■ **GOAL**:
All the data below goes into the copy word for word, but the pictures don't.

- - -

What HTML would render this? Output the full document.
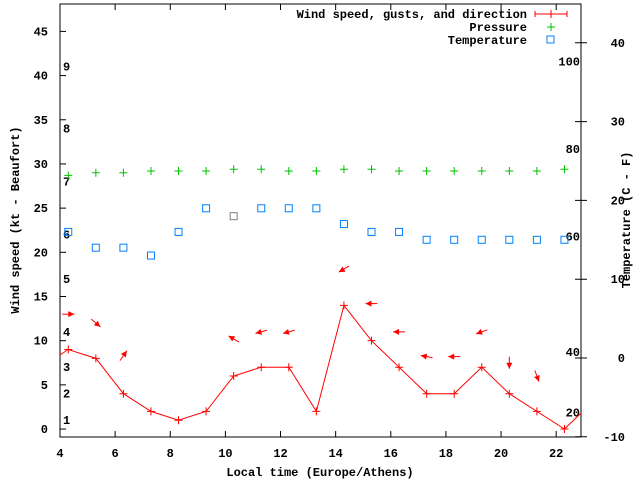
<!DOCTYPE html>
<html><head><meta charset="utf-8"><style>
html,body{margin:0;padding:0;background:#fff;}
svg{display:block;font-family:"Liberation Mono","DejaVu Sans Mono",monospace;font-weight:bold;font-size:12px;}
</style></head><body>
<svg id="chart" width="640" height="480" viewBox="0 0 640 480" xmlns="http://www.w3.org/2000/svg">
<rect width="640" height="480" fill="#fff"/>
<defs><clipPath id="clip"><rect x="60" y="4" width="521" height="433"/></clipPath></defs>
<g id="axes"></g>
<g id="plot" clip-path="url(#clip)"></g>
<g id="legend">
<text x="527" y="18" text-anchor="end">Wind speed, gusts, and direction</text>
<line x1="535" y1="14" x2="567" y2="14" stroke="#f00"/>
<line x1="535" y1="11" x2="535" y2="17" stroke="#f00"/><line x1="567" y1="11" x2="567" y2="17" stroke="#f00"/><line x1="551" y1="10" x2="551" y2="18" stroke="#f00"/>
<text x="527" y="31" text-anchor="end">Pressure</text>
<path d="M547 27h8M551 23v8" stroke="#00c000"/>
<text x="527" y="44" text-anchor="end">Temperature</text>
<rect x="547" y="36" width="7" height="7" fill="none" stroke="#0080ff"/>
</g>
</svg>
<script>
const times=[4.3,5.3,6.3,7.3,8.3,9.3,10.3,11.3,12.3,13.3,14.3,15.3,16.3,17.3,18.3,19.3,20.3,21.3,22.3];
const windLineTimes=[3.3,4.3,5.3,6.3,7.3,8.3,9.3,10.3,11.3,12.3,13.3,14.3,15.3,16.3,17.3,18.3,19.3,20.3,21.3,22.3,23.3];
const windSpeed=[7,9,8,4,2,1,2,6,7,7,2,14,10,7,4,4,7,4,2,0,3];
const pressure=[28.7,29,29,29.2,29.2,29.2,29.4,29.4,29.2,29.2,29.4,29.4,29.2,29.2,29.2,29.2,29.2,29.2,29.4];
const temperature=[16,14,14,13,16,19,18,19,19,19,17,16,16,15,15,15,15,15,15];
const arrowTimes=[4.3,5.3,6.3,10.3,11.3,12.3,14.3,15.3,16.3,17.3,18.3,19.3,20.3,21.3];
const gusts=[13,12,8.3,10.2,11,11,18.1,14.2,11,8.2,8.2,11,7.5,6];
const windDir=[0,-40,55,150,195,195,210,180,180,170,180,200,270,-70];
const xTicks=[4,6,8,10,12,14,16,18,20,22];
const yTicks=[0,5,10,15,20,25,30,35,40,45];
const y2Ticks=[-10,0,10,20,30,40];
const beaufortLevels=[1,4,7,11,17,22,28,34,41];
const beaufortLabels=["1","2","3","4","5","6","7","8","9"];
const fahrenheitLevels=[1.9,8.7,21.8,31.7,41.6];
const fahrenheitLabels=["20","40","60","80","100"];

const L=60,R=581,T=4,B=437;
const X0=4,X1=22.9,Y0=-0.9,Y1=48.1,T0=-10,T1=45;
const x=v=>L+(v-X0)/(X1-X0)*(R-L);
const y=v=>B-(v-Y0)/(Y1-Y0)*(B-T);
const y2=v=>358-(v*7.88);
const NS="http://www.w3.org/2000/svg";
function mk(tag,attrs,parent){const e=document.createElementNS(NS,tag);for(const k in attrs)e.setAttribute(k,attrs[k]);parent.appendChild(e);return e;}
const axes=document.getElementById('axes'),plot=document.getElementById('plot');

const frame=mk('rect',{x:L,y:T,width:R-L,height:B-T,fill:'none',stroke:'#000'},axes);


xTicks.forEach(v=>{
  const p=mk('path',{d:`M${x(v)} ${B}v-6M${x(v)} ${T}v6`,stroke:'#000'},axes);
  
  
  const t=mk('text',{x:x(v),y:B+20,'text-anchor':'middle'},axes);t.textContent=v;
  
  
});
yTicks.forEach(v=>{
  const p=mk('path',{d:`M${L} ${y(v)}h6`,stroke:'#000'},axes);
  
  
  const t=mk('text',{x:L-12,y:y(v)+4,'text-anchor':'end'},axes);t.textContent=v;
  
  
});
y2Ticks.forEach(v=>{
  const p=mk('path',{d:`M${R} ${y2(v)}h-6M${R} ${y2(v)}h6`,stroke:'#000'},axes);
  
  
  const t=mk('text',{x:R+44,y:y2(v)+4,'text-anchor':'end'},axes);t.textContent=v;
  
  
});
beaufortLevels.forEach((v,i)=>{
  const t=mk('text',{x:63,y:y(v)+4},axes);t.textContent=beaufortLabels[i];
  
  
});
fahrenheitLevels.forEach((v,i)=>{
  const t=mk('text',{x:580,y:y(v)+4,'text-anchor':'end'},axes);t.textContent=fahrenheitLabels[i];
  
  
});
let t=mk('text',{x:320,y:476,'text-anchor':'middle'},axes);t.textContent='Local time (Europe/Athens)';


t=mk('text',{x:0,y:0,'text-anchor':'middle',transform:'translate(19,220) rotate(-90)'},axes);t.textContent='Wind speed (kt - Beaufort)';


t=mk('text',{x:0,y:0,'text-anchor':'middle',transform:'translate(630,220) rotate(-90)'},axes);t.textContent='Temperature (C - F)';



// wind line
const pl=mk('polyline',{points:windLineTimes.map((tt,i)=>x(tt)+','+y(windSpeed[i])).join(' '),fill:'none',stroke:'#f00'},plot);


windLineTimes.forEach((tt,i)=>{
  const p=mk('path',{d:`M${x(tt)-4} ${y(windSpeed[i])}h8M${x(tt)} ${y(windSpeed[i])-4}v8`,stroke:'#f00'},plot);
  
  
});
times.forEach((tt,i)=>{
  const p=mk('path',{d:`M${x(tt)-4} ${y(pressure[i])}h8M${x(tt)} ${y(pressure[i])-4}v8`,stroke:'#00c000'},plot);
  
  
});
times.forEach((tt,i)=>{
  const r=mk('rect',{x:x(tt)-3.5,y:y2(temperature[i])-3.5,width:7,height:7,fill:'none',stroke:(i===6?'#808080':'#0080ff')},plot);
  
  
});
arrowTimes.forEach((tt,i)=>{
  const a=windDir[i]*Math.PI/180,cx=x(tt),cy=y(gusts[i]);
  const dx=Math.cos(a),dy=-Math.sin(a),len=6;
  const hx=cx+dx*len,hy=cy+dy*len,tx=cx-dx*len,ty=cy-dy*len;
  const px=-dy,py=dx;
  const g=mk('g',{},plot);
  
  
  mk('line',{x1:tx,y1:ty,x2:hx,y2:hy,stroke:'#f00'},g);
  mk('polygon',{points:`${hx},${hy} ${hx-dx*6+px*3},${hy-dy*6+py*3} ${hx-dx*6-px*3},${hy-dy*6-py*3}`,fill:'#f00'},g);
});
</script>
</body></html>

- - -

■ **EXERCISE SOLUTION**:
What HTML would render this? Output the full document.
<!DOCTYPE html>
<html><head><meta charset="utf-8"><style>
html,body{margin:0;padding:0;background:#fff;}
svg{display:block;font-family:"Liberation Mono","DejaVu Sans Mono",monospace;font-weight:bold;font-size:12px;}
</style></head><body>
<svg id="chart" width="640" height="480" viewBox="0 0 640 480" xmlns="http://www.w3.org/2000/svg">
<rect width="640" height="480" fill="#fff"/>
<defs><clipPath id="clip"><rect x="60" y="4" width="521" height="433"/></clipPath></defs>
<g id="axes"></g>
<g id="plot" clip-path="url(#clip)"></g>
<g id="legend">
<text x="527" y="18" text-anchor="end">Wind speed, gusts, and direction</text>
<line x1="535" y1="14" x2="567" y2="14" stroke="#f00"/>
<line x1="535" y1="11" x2="535" y2="17" stroke="#f00"/><line x1="567" y1="11" x2="567" y2="17" stroke="#f00"/><line x1="551" y1="10" x2="551" y2="18" stroke="#f00"/>
<text x="527" y="31" text-anchor="end">Pressure</text>
<path d="M547 27h8M551 23v8" stroke="#00c000"/>
<text x="527" y="44" text-anchor="end">Temperature</text>
<rect x="547" y="36" width="7" height="7" fill="none" stroke="#0080ff"/>
</g>
</svg>
<script>
const times=[4.3,5.3,6.3,7.3,8.3,9.3,10.3,11.3,12.3,13.3,14.3,15.3,16.3,17.3,18.3,19.3,20.3,21.3,22.3];
const windLineTimes=[3.3,4.3,5.3,6.3,7.3,8.3,9.3,10.3,11.3,12.3,13.3,14.3,15.3,16.3,17.3,18.3,19.3,20.3,21.3,22.3,23.3];
const windSpeed=[7,9,8,4,2,1,2,6,7,7,2,14,10,7,4,4,7,4,2,0,3];
const pressure=[28.7,29,29,29.2,29.2,29.2,29.4,29.4,29.2,29.2,29.4,29.4,29.2,29.2,29.2,29.2,29.2,29.2,29.4];
const temperature=[16,14,14,13,16,19,18,19,19,19,17,16,16,15,15,15,15,15,15];
const arrowTimes=[4.3,5.3,6.3,10.3,11.3,12.3,14.3,15.3,16.3,17.3,18.3,19.3,20.3,21.3];
const gusts=[13,12,8.3,10.2,11,11,18.1,14.2,11,8.2,8.2,11,7.5,6];
const windDir=[0,-40,55,150,195,195,210,180,180,170,180,200,270,-70];
const xTicks=[4,6,8,10,12,14,16,18,20,22];
const yTicks=[0,5,10,15,20,25,30,35,40,45];
const y2Ticks=[-10,0,10,20,30,40];
const beaufortLevels=[1,4,7,11,17,22,28,34,41];
const beaufortLabels=["1","2","3","4","5","6","7","8","9"];
const fahrenheitLevels=[1.9,8.7,21.8,31.7,41.6];
const fahrenheitLabels=["20","40","60","80","100"];

const L=60,R=581,T=4,B=437;
const X0=4,X1=22.9,Y0=-0.9,Y1=48.1,T0=-10,T1=45;
const x=v=>L+(v-X0)/(X1-X0)*(R-L);
const y=v=>B-(v-Y0)/(Y1-Y0)*(B-T);
const y2=v=>358-(v*7.88);
const NS="http://www.w3.org/2000/svg";
function mk(tag,attrs,parent){const e=document.createElementNS(NS,tag);for(const k in attrs)e.setAttribute(k,attrs[k]);parent.appendChild(e);return e;}
const axes=document.getElementById('axes'),plot=document.getElementById('plot');

const frame=mk('rect',{x:L,y:T,width:R-L,height:B-T,fill:'none',stroke:'#000'},axes);


xTicks.forEach(v=>{
  const p=mk('path',{d:`M${x(v)} ${B}v-6M${x(v)} ${T}v6`,stroke:'#000'},axes);
  
  
  const t=mk('text',{x:x(v),y:B+20,'text-anchor':'middle'},axes);t.textContent=v;
  
  
});
yTicks.forEach(v=>{
  const p=mk('path',{d:`M${L} ${y(v)}h6`,stroke:'#000'},axes);
  
  
  const t=mk('text',{x:L-12,y:y(v)+4,'text-anchor':'end'},axes);t.textContent=v;
  
  
});
y2Ticks.forEach(v=>{
  const p=mk('path',{d:`M${R} ${y2(v)}h-6M${R} ${y2(v)}h6`,stroke:'#000'},axes);
  
  
  const t=mk('text',{x:R+44,y:y2(v)+4,'text-anchor':'end'},axes);t.textContent=v;
  
  
});
beaufortLevels.forEach((v,i)=>{
  const t=mk('text',{x:63,y:y(v)+4},axes);t.textContent=beaufortLabels[i];
  
  
});
fahrenheitLevels.forEach((v,i)=>{
  const t=mk('text',{x:580,y:y(v)+4,'text-anchor':'end'},axes);t.textContent=fahrenheitLabels[i];
  
  
});
let t=mk('text',{x:320,y:476,'text-anchor':'middle'},axes);t.textContent='Local time (Europe/Athens)';


t=mk('text',{x:0,y:0,'text-anchor':'middle',transform:'translate(19,220) rotate(-90)'},axes);t.textContent='Wind speed (kt - Beaufort)';


t=mk('text',{x:0,y:0,'text-anchor':'middle',transform:'translate(630,220) rotate(-90)'},axes);t.textContent='Temperature (C - F)';



// wind line
const pl=mk('polyline',{points:windLineTimes.map((tt,i)=>x(tt)+','+y(windSpeed[i])).join(' '),fill:'none',stroke:'#f00'},plot);


windLineTimes.forEach((tt,i)=>{
  const p=mk('path',{d:`M${x(tt)-4} ${y(windSpeed[i])}h8M${x(tt)} ${y(windSpeed[i])-4}v8`,stroke:'#f00'},plot);
  
  
});
times.forEach((tt,i)=>{
  const p=mk('path',{d:`M${x(tt)-4} ${y(pressure[i])}h8M${x(tt)} ${y(pressure[i])-4}v8`,stroke:'#00c000'},plot);
  
  
});
times.forEach((tt,i)=>{
  const r=mk('rect',{x:x(tt)-3.5,y:y2(temperature[i])-3.5,width:7,height:7,fill:'none',stroke:(i===6?'#808080':'#0080ff')},plot);
  
  
});
arrowTimes.forEach((tt,i)=>{
  const a=windDir[i]*Math.PI/180,cx=x(tt),cy=y(gusts[i]);
  const dx=Math.cos(a),dy=-Math.sin(a),len=6;
  const hx=cx+dx*len,hy=cy+dy*len,tx=cx-dx*len,ty=cy-dy*len;
  const px=-dy,py=dx;
  const g=mk('g',{},plot);
  
  
  mk('line',{x1:tx,y1:ty,x2:hx,y2:hy,stroke:'#f00'},g);
  mk('polygon',{points:`${hx},${hy} ${hx-dx*6+px*3},${hy-dy*6+py*3} ${hx-dx*6-px*3},${hy-dy*6-py*3}`,fill:'#f00'},g);
});
</script>
</body></html>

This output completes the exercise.